The castle was demolished in 1656, according to Millerd's map of Bristol (above). However one octagonal tower survived until it was torn down in 1927. It was sketched by Samuel Loxton in 1907 [9]

Notes

  1. ^ Anglo-Saxon Chronicle.
  2. ^ G.E.C[okayne], The Complete Peerage, 2nd edn. ed. V. Gibbs (London 1910-59).
  3. ^ Gesta Stephani ed. and trans. K.R. Potter (Oxford : Clarendon Press, 1976), pp. 37-8, 43-4.
  4. ^ William of Malmesbury, The Historia Novella, trans. K. R. Potter (London : T. Nelson, 1955), p.50.
  5. ^ Accounts of the Constables of Bristol Castle in the Thirteenth and Early Fourteenth Centuries ed.

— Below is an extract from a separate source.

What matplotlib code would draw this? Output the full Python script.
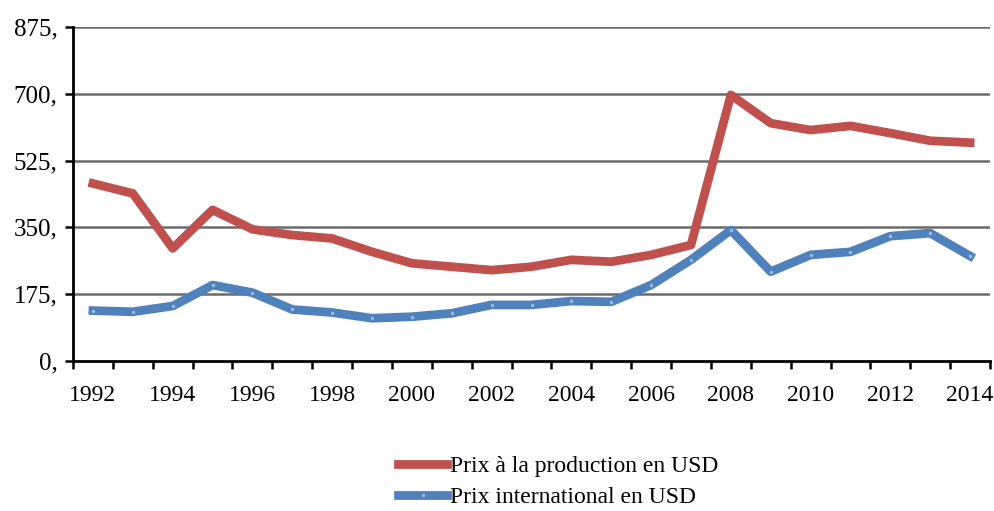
import matplotlib.pyplot as plt
import numpy as np

years = list(range(1992, 2015))
prod = [465, 439, 295, 396, 345, 330, 321, 286, 256, 247, 238, 247, 265, 260,
        278, 304, 697, 623, 605, 616, 597, 577, 572]
intl = [132, 129, 144, 199, 179, 135, 127, 112, 116, 125, 147, 147, 157, 155,
        199, 265, 343, 234, 278, 286, 327, 335, 275]
yticks = [0, 175, 350, 525, 700, 875]

plt.rcParams['font.family'] = ['Liberation Serif', 'DejaVu Serif']

fig = plt.figure(figsize=(9.94, 5.11), dpi=100)
ax = fig.add_axes([73 / 994, 1 - 361 / 511, 917 / 994, 334 / 511])

x = np.arange(len(years))
ax.plot(x, prod, color='#C0504D', lw=6.3, label='Prix à la production en USD')
ax.plot(x, intl, color='#4F81BD', lw=6.3, marker='.', markersize=3, markerfacecolor='#9DB9DC',
        markeredgecolor='#9DB9DC', label='Prix international en USD')

ax.set_xlim(-0.5, len(years) - 0.5)
ax.set_ylim(0, 875)
ax.set_yticks(yticks)
ax.set_yticklabels([f'{v},' for v in yticks], fontsize=18)
for v in yticks[1:]:
    ax.axhline(v, color='#6b6b6b', lw=1.8, zorder=0)

ax.set_xticks(np.arange(-0.5, len(years)), minor=False)
ax.set_xticklabels([])
ax.set_xticks(x[::2], minor=True)
ax.set_xticklabels([str(y) for y in years[::2]], minor=True, fontsize=17)
ax.tick_params(axis='x', which='major', length=6, width=1.8, color='black')
ax.tick_params(axis='x', which='minor', length=0, pad=17)
ax.tick_params(axis='y', length=6, width=1.8, pad=5)

for s in ['top', 'right']:
    ax.spines[s].set_visible(False)
ax.spines['left'].set_linewidth(2)
ax.spines['bottom'].set_linewidth(2)

fig.legend(loc='center', bbox_to_anchor=(558 / 994, 1 - 482 / 511), frameon=False, fontsize=17,
           handlelength=2.1, handletextpad=0.1, labelspacing=0.4, borderpad=0)

fig.savefig('out.png', dpi=100)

Margaret Sharp (Bristol Record Society 1982), p. xviii.
  6. ^ H.M. Colvin, The History of the King's Works, vol. 2 (1963), pp. 578-9.
  7. ^ William Worcestre, The Topography of Medieval Bristol, Bristol Record Society vol. 51 (2000), nos. 396, 422.
  8. ^ John Leland's Itinerary: Travels in Tudor England, ed. John Chandler (Sutton Publishing: Stroud, 1993), pp. 178-9.
  9. ^ George Frederick Stone, Bristol As It Was And As It Is (Bristol 1909), p. 99.